The use of dual metal hydride system for thermal energy storage consists of high and low-temperature metal hydrides. In this study, a 3D cylindrical Magnesium Nickel hydride bed is analyzed for thermal energy discharge. The energy discharge from metal hydride bed initially at temperature of 400 K, a heat transfer fluid at 500 K temperature is supplied to extract the heat generated due to exothermic chemical reaction. In this article, variation of the number of heat transfer fluid tubes and effect of variation of aspect ratio (ratio of diameter to height) on energy desorption and heat transfer from metal hydride bed is performed. The optimal number of heat transfer fluid tubes is determined for various aspect ratios. The temperature variation of the metal hydride bed with an increase in the number of heat transfer fluid tubes is analyzed.
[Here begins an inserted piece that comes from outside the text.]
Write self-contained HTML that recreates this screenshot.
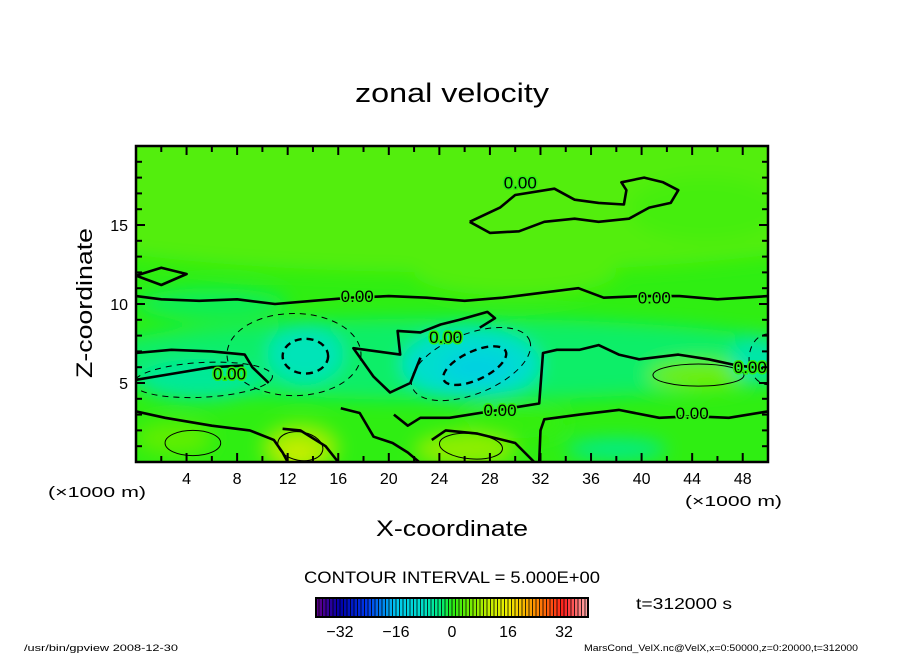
<!DOCTYPE html>
<html><head><meta charset="utf-8"><style>
body{margin:0;background:#fff}
svg text{font-family:"Liberation Sans",sans-serif;fill:#000}
</style></head><body>
<svg id="chart" width="904" height="654" viewBox="0 0 904 654" xmlns="http://www.w3.org/2000/svg">
<defs>
<clipPath id="plotclip"><rect x="136" y="146" width="632" height="316"/></clipPath>
<filter id="blur" x="-50%" y="-50%" width="200%" height="200%"><feGaussianBlur stdDeviation="9"/></filter>
</defs>
<text x="452" y="102" font-size="27" text-anchor="middle" textLength="194" lengthAdjust="spacingAndGlyphs">zonal velocity</text>
<g id="plot" clip-path="url(#plotclip)"></g>
<g id="axes"></g>
<text transform="translate(92,303) rotate(-90)" font-size="22" text-anchor="middle" textLength="150" lengthAdjust="spacingAndGlyphs">Z-coordinate</text>
<text x="452" y="536" font-size="22" text-anchor="middle" textLength="152" lengthAdjust="spacingAndGlyphs">X-coordinate</text>
<text x="48" y="497" font-size="15" textLength="98" lengthAdjust="spacingAndGlyphs">(×1000 m)</text>
<text x="685" y="506" font-size="15" textLength="97" lengthAdjust="spacingAndGlyphs">(×1000 m)</text>
<text x="452" y="583" font-size="17" text-anchor="middle" textLength="296" lengthAdjust="spacingAndGlyphs">CONTOUR INTERVAL = 5.000E+00</text>
<g id="cbar"></g>
<text x="636" y="609" font-size="16" textLength="96" lengthAdjust="spacingAndGlyphs">t=312000 s</text>
<text x="24" y="651" font-size="9.5" textLength="154" lengthAdjust="spacingAndGlyphs">/usr/bin/gpview  2008-12-30</text>
<text x="584" y="651" font-size="9.5" textLength="274" lengthAdjust="spacingAndGlyphs">MarsCond_VelX.nc@VelX,x=0:50000,z=0:20000,t=312000</text>
</svg>
<script>
// ---- data ----
const xTicks=[4,8,12,16,20,24,28,32,36,40,44,48];
const zTicks=[5,10,15];
const cbarTicks=[-32,-16,0,16,32];
// colour blobs (x km, z km, radius x, radius z, value m/s)
const blobX=[25,25,26.5,27,13.4,13,5,3,12.8,26,44.5,49,38,30,45,20,3,30,6];
const blobZ=[17,6.5,6.2,6.0,6.8,0.9,5.2,1.5,0.5,0.8,5.5,6.5,0.8,2.5,16,15,17,12,10];
const blobRx=[40,30,5.5,2.8,3,3,5,3,1.5,4,4,2,4,4,6,8,6,8,6];
const blobRz=[5,2.6,2.2,1,1.8,1.5,1.3,1,0.6,1.1,0.9,1.5,0.7,1,2,2,2,1.5,1];
const blobV=[3,-2.5,-9,-13,-7,8,-5,4,12,7,5,-6,-4,1,2,3,3,3,-2];
// contour lines (x km, z km)
const zeroLines=[
 [[0,10.5],[2,10.3],[5,10.2],[8,10.3],[11,10.0],[14,10.2],[17,10.4],[20,10.5],[23,10.4],[26,10.2],[29,10.4],[32,10.7],[35,11.0],[37,10.4],[40,10.5],[43,10.5],[46,10.3],[50,10.5]],
 [[26.4,15.2],[28.8,16.1],[30,16.9],[33.1,17.3],[34.7,16.6],[36.6,16.4],[38.6,16.3],[38.8,17.2],[38.4,17.7],[40.2,18.0],[41.7,17.7],[42.9,17.2],[42.3,16.4],[40.6,16.1],[39,15.4],[36.6,15.2],[34.7,15.4],[32.3,15.2],[30.3,14.6],[28,14.5],[26.4,15.2]],
 [[22.5,6.6],[21.7,5.0],[20.1,4.4],[18.8,5.4],[17.2,7.2],[20.9,6.8],[20.7,8.3],[22.5,8.2],[24.1,8.7],[25.6,9.0],[27.8,9.5],[28.4,9.1],[27.2,8.5]],
 [[0,3.2],[2.3,2.8],[6,2.3],[9,2.0],[10.9,1.4],[11.6,0.6],[12,0]],
 [[16.2,3.4],[17.7,3.1],[18.8,1.6],[20.3,1.2],[21.5,0.6],[22.4,0]],
 [[20.4,3.0],[21.5,2.3],[22.5,2.8],[24.8,2.8],[28,3.2],[31.9,3.7],[32.2,6.9],[33.3,7.1],[35.1,7.1],[36.6,7.4],[38.2,6.8],[39.8,6.5],[42.9,6.8],[45.3,6.5],[47.6,6.1],[50,5.9]],
 [[31.9,0],[32,2.0],[32.3,2.7],[35.1,3.0],[38.2,3.3],[41.4,2.8],[44,2.9],[46.9,2.8],[50,3.2]],
 [[0,6.9],[2.8,7.1],[6,7.0],[8.6,6.8],[9.2,6.0],[10.5,5.0]],
 [[0,5.2],[3,5.6],[6,6.0],[8.5,6.1]],
 [[23.4,1.4],[24.5,2.0],[27,1.8],[30,1.2],[31.5,0]],
 [[11.6,2.1],[13,2.0],[15,1.0],[16,0]],
 [[0,11.8],[2,12.3],[4,11.9],[2,11.2],[0,11.8]]
];
// ellipses: cx, cz, rx, rz, rotation(deg), kind (neg=dashed)
const ellX=[26.5,26.8,13.4,12.5,5.3,44.5,13,26.5,4.5,50];
const ellZ=[6.2,6.1,6.7,6.8,5.2,5.5,1.0,1.0,1.2,6.5];
const ellRx=[5.0,2.7,1.8,5.3,5.5,3.6,1.8,2.5,2.2,1.5];
const ellRz=[1.9,0.9,1.1,2.6,1.1,0.7,0.9,0.8,0.8,1.6];
const ellRot=[-22,-25,0,0,-3,0,10,5,0,0];
const ellNeg=[1,1,1,1,1,0,0,0,0,1];
const zeroLabels=[[17.5,10.5],[41,10.4],[30.4,17.7],[24.5,7.9],[7.4,5.6],[28.8,3.3],[44,3.1],[48.6,6.0]];
// ---- scales ----
const X=x=>136+x*12.64, Z=z=>462-z*15.8;
const NS='http://www.w3.org/2000/svg';
function mk(t,a,p){const e=document.createElementNS(NS,t);for(const k in a)e.setAttribute(k,a[k]);p.appendChild(e);return e;}
const stops=[[-38,[90,0,140]],[-32,[0,0,170]],[-24,[0,60,240]],[-16,[0,200,240]],[-8,[0,225,200]],[-3,[0,238,120]],[0,[40,238,20]],[5,[110,238,0]],[10,[190,238,0]],[16,[240,240,0]],[24,[255,140,0]],[32,[255,30,30]],[38,[255,160,160]]];
function col(v){for(let i=0;i<stops.length-1;i++){const a=stops[i],b=stops[i+1];if(v<=b[0]){const t=Math.max(0,(v-a[0])/(b[0]-a[0]));return 'rgb('+a[1].map((c,j)=>Math.round(c+(b[1][j]-c)*t)).join(',')+')';}}return 'rgb(255,160,160)';}
const plot=document.getElementById('plot');
const bg=mk('rect',{x:136,y:146,width:632,height:316,fill:col(0.5)},plot);


const bl=mk('g',{filter:'url(#blur)'},plot);
for(let i=0;i<blobX.length;i++){
 const e=mk('ellipse',{cx:X(blobX[i]),cy:Z(blobZ[i]),rx:blobRx[i]*12.64,ry:blobRz[i]*15.8,fill:col(blobV[i])},bl);
 
 
}
for(const ln of zeroLines){
 const p=mk('path',{d:'M'+ln.map(q=>X(q[0]).toFixed(1)+','+Z(q[1]).toFixed(1)).join('L'),fill:'none',stroke:'#000','stroke-width':2.6,'stroke-linejoin':'round'},plot);
 
 
}
for(let i=0;i<ellX.length;i++){
 const cx=X(ellX[i]),cy=Z(ellZ[i]);
 const neg=ellNeg[i];
 const strong=neg&&(i===1||i===2);
 const e=mk('ellipse',{cx:cx,cy:cy,rx:ellRx[i]*12.64,ry:ellRz[i]*15.8,transform:'rotate('+ellRot[i]+' '+cx+' '+cy+')',fill:'none',stroke:'#000','stroke-width':strong?2.4:1,'stroke-dasharray':neg?(strong?'7,5':'6,5'):'none'},plot);
 
 
}
for(const L of zeroLabels){
 const t=mk('text',{x:X(L[0]),y:Z(L[1])+6,'font-size':17,'text-anchor':'middle',stroke:col(0.5),'stroke-width':3,'paint-order':'stroke'},plot);
 t.textContent='0.00';
 
 
}
// axes
const ax=document.getElementById('axes');
const fr=mk('rect',{x:136,y:146,width:632,height:316,fill:'none',stroke:'#000','stroke-width':2.5},ax);


for(let x=2;x<50;x+=2){
 const L=x%4===0?9:6;
 mk('line',{x1:X(x),y1:462,x2:X(x),y2:462-L,stroke:'#000','stroke-width':2},ax);
 mk('line',{x1:X(x),y1:146,x2:X(x),y2:146+L,stroke:'#000','stroke-width':2},ax);
}
for(let z=1;z<20;z++){
 const L=z%5===0?9:6;
 mk('line',{x1:136,y1:Z(z),x2:136+L,y2:Z(z),stroke:'#000','stroke-width':2},ax);
 mk('line',{x1:768,y1:Z(z),x2:768-L,y2:Z(z),stroke:'#000','stroke-width':2},ax);
}
for(const v of xTicks){
 const t=mk('text',{x:X(v),y:484,'font-size':16,'text-anchor':'middle'},ax);
 t.textContent=v;
 
 
}
for(const v of zTicks){
 const t=mk('text',{x:128,y:Z(v)+6,'font-size':16,'text-anchor':'end'},ax);
 t.textContent=v;
 
 
}
// colorbar
const cb=document.getElementById('cbar');
const C=v=>452+v*3.5;
for(let v=-39;v<39;v++){
 const r=mk('rect',{x:C(v),y:598,width:3.5,height:19,fill:col(v+0.5)},cb);
 
 
 mk('line',{x1:C(v),y1:598,x2:C(v),y2:617,stroke:'#000','stroke-width':0.8},cb);
}
mk('rect',{x:316,y:598,width:272,height:19,fill:'none',stroke:'#000','stroke-width':2},cb);
for(const v of cbarTicks){
 const t=mk('text',{x:C(v),y:637,'font-size':16,'text-anchor':'middle'},cb);
 t.textContent=v<0?'\u2212'+(-v):v;
 
 
}
</script>
</body></html>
The study of aspect ratio variation on energy desorption and heat transfer characteristics is analyzed for three aspect ratios 0.5, 1, and 2. The variation of thermal energy desorbed, net heat transfer and temperature variation of metal hydride bed are analyzed. The adequate number of heat transfer fluid tubes for AR 0.5, 1, and 2 is identified as 32, 48, and 72, respectively. The cumulative heat released from MH bed with AR 0.5, 1, and 2 is 350.94 kJ, 330.56 kJ, and 310.42 kJ, respectively. The study will be useful in designing the optimized metal hydride bed reactor for thermal energy storage applications.